**What you need to do**. Retype the whole listing verbatim and keep the pictures out of it.

#####

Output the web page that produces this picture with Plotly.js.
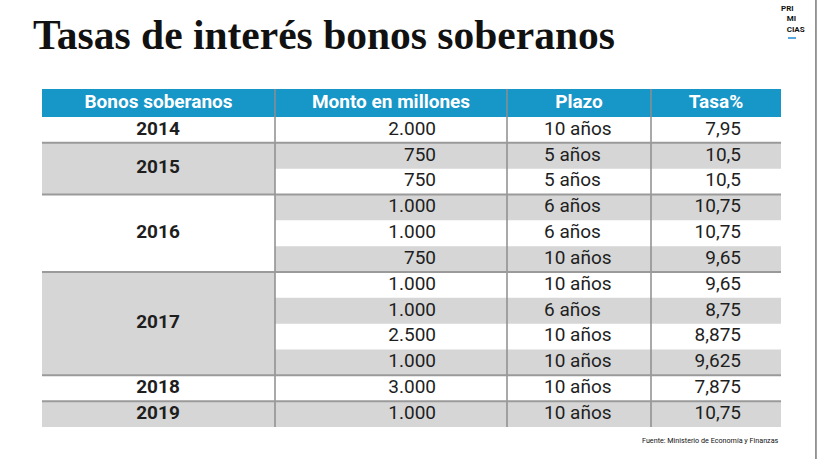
<!DOCTYPE html>
<html>
<head>
<meta charset="utf-8">
<script src="https://cdn.plot.ly/plotly-3.0.1.min.js"></script>
<style>
  html, body { margin: 0; padding: 0; background: #ffffff; }
  #chart { width: 820px; height: 459px; }
</style>
</head>
<body>
<div id="chart"></div>
<script>
// ---- Data ----
const headers = ['Bonos soberanos', 'Monto en millones', 'Plazo', 'Tasa%'];
const years = ['2014', '2015', '2016', '2017', '2018', '2019'];
const yearSpans = [1, 2, 3, 4, 1, 1];
const monto = ['2.000', '750', '750', '1.000', '1.000', '750', '1.000', '1.000', '2.500', '1.000', '3.000', '1.000'];
const plazo = ['10 años', '5 años', '5 años', '6 años', '6 años', '10 años', '10 años', '6 años', '10 años', '10 años', '10 años', '10 años'];
const tasa = ['7,95', '10,5', '10,5', '10,75', '10,75', '9,65', '9,65', '8,75', '8,875', '9,625', '7,875', '10,75'];
const titleText = 'Tasas de interés bonos soberanos';
const sourceText = 'Fuente: Ministerio de Economía y Finanzas';
const logoLines = ['PRI', '\u2002\u2009MI', '\u2002\u2009CIAS'];

// ---- Layout constants ----
const BLUE = '#1796c8';
const GREY = '#d6d6d6';
const LINE = '#9a9a9a';
const colEdges = [0, 233, 465, 609, 739];
const headerH = 1.085;
const nRows = monto.length;
const tableW = colEdges[4];

const rowIdx = monto.map((_, i) => i);
const rowCenters = rowIdx.map(i => i + 0.5);

// group starts / centers
const groupStarts = [];
let acc = 0;
yearSpans.forEach(s => { groupStarts.push(acc); acc += s; });
const groupCenters = groupStarts.map((s, i) => s + yearSpans[i] / 2);
const groupEnds = groupStarts.map((s, i) => s + yearSpans[i]);

const traces = [];

// Header background
traces.push({
  type: 'bar', orientation: 'h',
  y: [-headerH / 2], x: [tableW], base: [0], width: [headerH],
  marker: { color: BLUE, line: { width: 0 } },
  hoverinfo: 'skip', showlegend: false
});

// Striped rows (right columns)
const stripeRows = rowIdx.filter(i => i % 2 === 1);
traces.push({
  type: 'bar', orientation: 'h',
  y: stripeRows.map(i => rowCenters[i]),
  x: stripeRows.map(() => tableW - colEdges[1]),
  base: stripeRows.map(() => colEdges[1]),
  width: stripeRows.map(() => 1),
  marker: { color: GREY, line: { width: 0 } },
  hoverinfo: 'skip', showlegend: false
});

// Year cells (merged)
const greyGroups = years.map((_, i) => i).filter(i => i % 2 === 1);
traces.push({
  type: 'bar', orientation: 'h',
  y: greyGroups.map(i => groupCenters[i]),
  x: greyGroups.map(() => colEdges[1]),
  base: greyGroups.map(() => 0),
  width: greyGroups.map(i => yearSpans[i]),
  marker: { color: GREY, line: { width: 0 } },
  hoverinfo: 'skip', showlegend: false
});

const bodyFont = { family: 'Roboto', size: 19, color: '#1e1e1e' };

// Header text
traces.push({
  type: 'scatter', mode: 'text',
  x: headers.map((_, i) => (colEdges[i] + colEdges[i + 1]) / 2),
  y: headers.map(() => -headerH / 2),
  text: headers, textposition: 'middle center',
  textfont: { family: 'Roboto', size: 19, color: '#ffffff', weight: 'bold' },
  hoverinfo: 'skip', showlegend: false
});

// Years
traces.push({
  type: 'scatter', mode: 'text',
  x: years.map(() => 116), y: groupCenters,
  text: years, textposition: 'middle center',
  textfont: { family: 'Roboto', size: 19, color: '#1e1e1e', weight: 'bold' },
  hoverinfo: 'skip', showlegend: false
});

// Monto (right aligned)
traces.push({
  type: 'scatter', mode: 'text',
  x: monto.map(() => 394), y: rowCenters,
  text: monto, textposition: 'middle left',
  textfont: bodyFont, hoverinfo: 'skip', showlegend: false
});

// Plazo (left aligned)
traces.push({
  type: 'scatter', mode: 'text',
  x: plazo.map(() => 502), y: rowCenters,
  text: plazo, textposition: 'middle right',
  textfont: bodyFont, hoverinfo: 'skip', showlegend: false
});

// Tasa (right aligned)
traces.push({
  type: 'scatter', mode: 'text',
  x: tasa.map(() => 699), y: rowCenters,
  text: tasa, textposition: 'middle left',
  textfont: bodyFont, hoverinfo: 'skip', showlegend: false
});

// Grid lines
const shapes = [];
colEdges.slice(1, 4).forEach(xe => {
  shapes.push({ type: 'line', xref: 'x', yref: 'y', x0: xe, x1: xe, y0: -headerH, y1: nRows,
    line: { color: '#8c8c8c', width: 1.5 } });
});
groupEnds.slice(0, -1).forEach(ye => {
  shapes.push({ type: 'line', xref: 'x', yref: 'y', x0: 0, x1: tableW, y0: ye, y1: ye,
    line: { color: LINE, width: 2 } });
});
// Right frame edge
shapes.push({ type: 'line', xref: 'paper', yref: 'paper', x0: 1.0473, x1: 1.0473, y0: -0.1, y1: 1.3,
  line: { color: '#555555', width: 1.2 } });
// Logo dash
shapes.push({ type: 'line', xref: 'paper', yref: 'paper', x0: 1.0095, x1: 1.0203, y0: 1.1509, y1: 1.1509,
  line: { color: '#55a8e0', width: 2 } });

const annotations = [
  { text: logoLines.join('<br>'), xref: 'paper', yref: 'paper', x: 0.9986, xanchor: 'left', align: 'left',
    y: 1.254, yanchor: 'top', showarrow: false, borderpad: 0,
    font: { family: 'Roboto', size: 8, color: '#111111', weight: 'bold' } },
  { text: sourceText, xref: 'paper', yref: 'paper', x: 1.0, xanchor: 'right', y: -0.04, yanchor: 'middle', showarrow: false,
    font: { family: 'Roboto', size: 7.2, color: '#111111' } }
];

const layout = {
  width: 820, height: 459,
  margin: { l: 42, r: 39, t: 89, b: 32, pad: 0 },
  paper_bgcolor: '#ffffff', plot_bgcolor: '#ffffff',
  title: {
    text: titleText,
    font: { family: 'Liberation Serif', size: 41.5, color: '#111111', weight: 'bold' },
    xref: 'container', yref: 'container', x: 33 / 820, xanchor: 'left', y: 1 - 34.5 / 459, yanchor: 'middle'
  },
  xaxis: { range: [0, tableW], visible: false, fixedrange: true },
  yaxis: { range: [nRows, -headerH], visible: false, fixedrange: true },
  barmode: 'overlay',
  showlegend: false,
  shapes: shapes,
  annotations: annotations
};

Plotly.newPlot('chart', traces, layout, { displayModeBar: false, staticPlot: true });
</script>
</body>
</html>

#####

**Solved exercise**.
Output the web page that produces this picture with Plotly.js.
<!DOCTYPE html>
<html>
<head>
<meta charset="utf-8">
<script src="https://cdn.plot.ly/plotly-3.0.1.min.js"></script>
<style>
  html, body { margin: 0; padding: 0; background: #ffffff; }
  #chart { width: 820px; height: 459px; }
</style>
</head>
<body>
<div id="chart"></div>
<script>
// ---- Data ----
const headers = ['Bonos soberanos', 'Monto en millones', 'Plazo', 'Tasa%'];
const years = ['2014', '2015', '2016', '2017', '2018', '2019'];
const yearSpans = [1, 2, 3, 4, 1, 1];
const monto = ['2.000', '750', '750', '1.000', '1.000', '750', '1.000', '1.000', '2.500', '1.000', '3.000', '1.000'];
const plazo = ['10 años', '5 años', '5 años', '6 años', '6 años', '10 años', '10 años', '6 años', '10 años', '10 años', '10 años', '10 años'];
const tasa = ['7,95', '10,5', '10,5', '10,75', '10,75', '9,65', '9,65', '8,75', '8,875', '9,625', '7,875', '10,75'];
const titleText = 'Tasas de interés bonos soberanos';
const sourceText = 'Fuente: Ministerio de Economía y Finanzas';
const logoLines = ['PRI', '\u2002\u2009MI', '\u2002\u2009CIAS'];

// ---- Layout constants ----
const BLUE = '#1796c8';
const GREY = '#d6d6d6';
const LINE = '#9a9a9a';
const colEdges = [0, 233, 465, 609, 739];
const headerH = 1.085;
const nRows = monto.length;
const tableW = colEdges[4];

const rowIdx = monto.map((_, i) => i);
const rowCenters = rowIdx.map(i => i + 0.5);

// group starts / centers
const groupStarts = [];
let acc = 0;
yearSpans.forEach(s => { groupStarts.push(acc); acc += s; });
const groupCenters = groupStarts.map((s, i) => s + yearSpans[i] / 2);
const groupEnds = groupStarts.map((s, i) => s + yearSpans[i]);

const traces = [];

// Header background
traces.push({
  type: 'bar', orientation: 'h',
  y: [-headerH / 2], x: [tableW], base: [0], width: [headerH],
  marker: { color: BLUE, line: { width: 0 } },
  hoverinfo: 'skip', showlegend: false
});

// Striped rows (right columns)
const stripeRows = rowIdx.filter(i => i % 2 === 1);
traces.push({
  type: 'bar', orientation: 'h',
  y: stripeRows.map(i => rowCenters[i]),
  x: stripeRows.map(() => tableW - colEdges[1]),
  base: stripeRows.map(() => colEdges[1]),
  width: stripeRows.map(() => 1),
  marker: { color: GREY, line: { width: 0 } },
  hoverinfo: 'skip', showlegend: false
});

// Year cells (merged)
const greyGroups = years.map((_, i) => i).filter(i => i % 2 === 1);
traces.push({
  type: 'bar', orientation: 'h',
  y: greyGroups.map(i => groupCenters[i]),
  x: greyGroups.map(() => colEdges[1]),
  base: greyGroups.map(() => 0),
  width: greyGroups.map(i => yearSpans[i]),
  marker: { color: GREY, line: { width: 0 } },
  hoverinfo: 'skip', showlegend: false
});

const bodyFont = { family: 'Roboto', size: 19, color: '#1e1e1e' };

// Header text
traces.push({
  type: 'scatter', mode: 'text',
  x: headers.map((_, i) => (colEdges[i] + colEdges[i + 1]) / 2),
  y: headers.map(() => -headerH / 2),
  text: headers, textposition: 'middle center',
  textfont: { family: 'Roboto', size: 19, color: '#ffffff', weight: 'bold' },
  hoverinfo: 'skip', showlegend: false
});

// Years
traces.push({
  type: 'scatter', mode: 'text',
  x: years.map(() => 116), y: groupCenters,
  text: years, textposition: 'middle center',
  textfont: { family: 'Roboto', size: 19, color: '#1e1e1e', weight: 'bold' },
  hoverinfo: 'skip', showlegend: false
});

// Monto (right aligned)
traces.push({
  type: 'scatter', mode: 'text',
  x: monto.map(() => 394), y: rowCenters,
  text: monto, textposition: 'middle left',
  textfont: bodyFont, hoverinfo: 'skip', showlegend: false
});

// Plazo (left aligned)
traces.push({
  type: 'scatter', mode: 'text',
  x: plazo.map(() => 502), y: rowCenters,
  text: plazo, textposition: 'middle right',
  textfont: bodyFont, hoverinfo: 'skip', showlegend: false
});

// Tasa (right aligned)
traces.push({
  type: 'scatter', mode: 'text',
  x: tasa.map(() => 699), y: rowCenters,
  text: tasa, textposition: 'middle left',
  textfont: bodyFont, hoverinfo: 'skip', showlegend: false
});

// Grid lines
const shapes = [];
colEdges.slice(1, 4).forEach(xe => {
  shapes.push({ type: 'line', xref: 'x', yref: 'y', x0: xe, x1: xe, y0: -headerH, y1: nRows,
    line: { color: '#8c8c8c', width: 1.5 } });
});
groupEnds.slice(0, -1).forEach(ye => {
  shapes.push({ type: 'line', xref: 'x', yref: 'y', x0: 0, x1: tableW, y0: ye, y1: ye,
    line: { color: LINE, width: 2 } });
});
// Right frame edge
shapes.push({ type: 'line', xref: 'paper', yref: 'paper', x0: 1.0473, x1: 1.0473, y0: -0.1, y1: 1.3,
  line: { color: '#555555', width: 1.2 } });
// Logo dash
shapes.push({ type: 'line', xref: 'paper', yref: 'paper', x0: 1.0095, x1: 1.0203, y0: 1.1509, y1: 1.1509,
  line: { color: '#55a8e0', width: 2 } });

const annotations = [
  { text: logoLines.join('<br>'), xref: 'paper', yref: 'paper', x: 0.9986, xanchor: 'left', align: 'left',
    y: 1.254, yanchor: 'top', showarrow: false, borderpad: 0,
    font: { family: 'Roboto', size: 8, color: '#111111', weight: 'bold' } },
  { text: sourceText, xref: 'paper', yref: 'paper', x: 1.0, xanchor: 'right', y: -0.04, yanchor: 'middle', showarrow: false,
    font: { family: 'Roboto', size: 7.2, color: '#111111' } }
];

const layout = {
  width: 820, height: 459,
  margin: { l: 42, r: 39, t: 89, b: 32, pad: 0 },
  paper_bgcolor: '#ffffff', plot_bgcolor: '#ffffff',
  title: {
    text: titleText,
    font: { family: 'Liberation Serif', size: 41.5, color: '#111111', weight: 'bold' },
    xref: 'container', yref: 'container', x: 33 / 820, xanchor: 'left', y: 1 - 34.5 / 459, yanchor: 'middle'
  },
  xaxis: { range: [0, tableW], visible: false, fixedrange: true },
  yaxis: { range: [nRows, -headerH], visible: false, fixedrange: true },
  barmode: 'overlay',
  showlegend: false,
  shapes: shapes,
  annotations: annotations
};

Plotly.newPlot('chart', traces, layout, { displayModeBar: false, staticPlot: true });
</script>
</body>
</html>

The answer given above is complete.